Traditional Hand Crafts


Lace-Work of Lefkara

This is one of the most important handicrafts of Cyprus. The linen that is to be worked on is first tied and stretched on a pillow. Different techniques like cutting out and sewing in shapes are used to decorate the final product. After the motifs are completed, an arch is sewed all around the lace. In the past, they mainly used for personal use. Currently, they are produced mainly for economical purposes, and are sold to the tourists.

Yemeni (Traditional Head Scarf)

Yemeni was widely worn by Turkish Cypriot woman. It was a symbol of richness. The material for Yemeni was produced at home by using thin cotton thread and was finely decorated with pretty symbols of flowers, leaves, and branches. The edges were sown with various motifs.

Hesap Works

Hesap works were produced both for economical and personal use. This name is given to these works because while decorating them with different motifs, each strand is counted one by one.

Silk Works

One of the most widely used handcrafts in Cyprus was the use of silkworm cocoons. After carefully removing the silkworm in them, the holeless cocoon was used in either picture works or in decorating dresses. Pictures were worked on white, black, or claret red colored Japanese linen.

Plant Knitting

It is the name given to the use of the leaves ir thin branches of plants, as they are or by cutting them into thin ribbons , in different ways. Mesarya and Karpaz regions are the main regions where plant knitting is practiced.

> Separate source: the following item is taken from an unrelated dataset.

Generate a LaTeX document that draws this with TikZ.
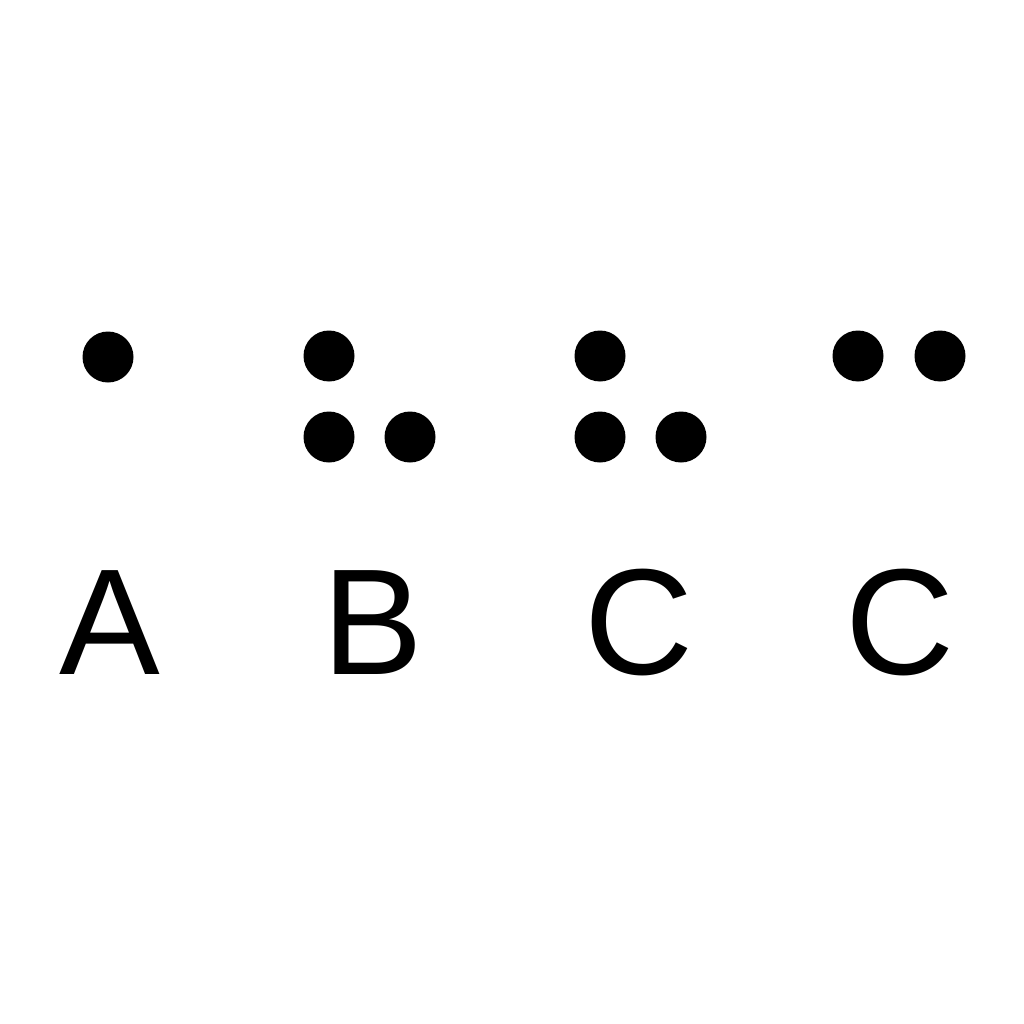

A famous Cypriot pastime game of backgamon.


In Northern Cyprus the plaiting of wheat, corn, and reeds into interesting shapes and designs is very common. The plaiting of reeds in Serdarli village is especially famous, and the designs show the sensitivity, ability, talent and the humanity of the weaver.

Hand-woven kilims

Beautiful and interesting kilim weaving is done in the villages in the Karpas peninsula. Besides the boldly patterned kilim rugs, and carpets, there are embroidered rugs called `cicim` and rugs of Angora goat hair.

Copper and brass-ware, Coffee pots, candlesticks, Hand-painted pottery, Silver jewellery, and many more.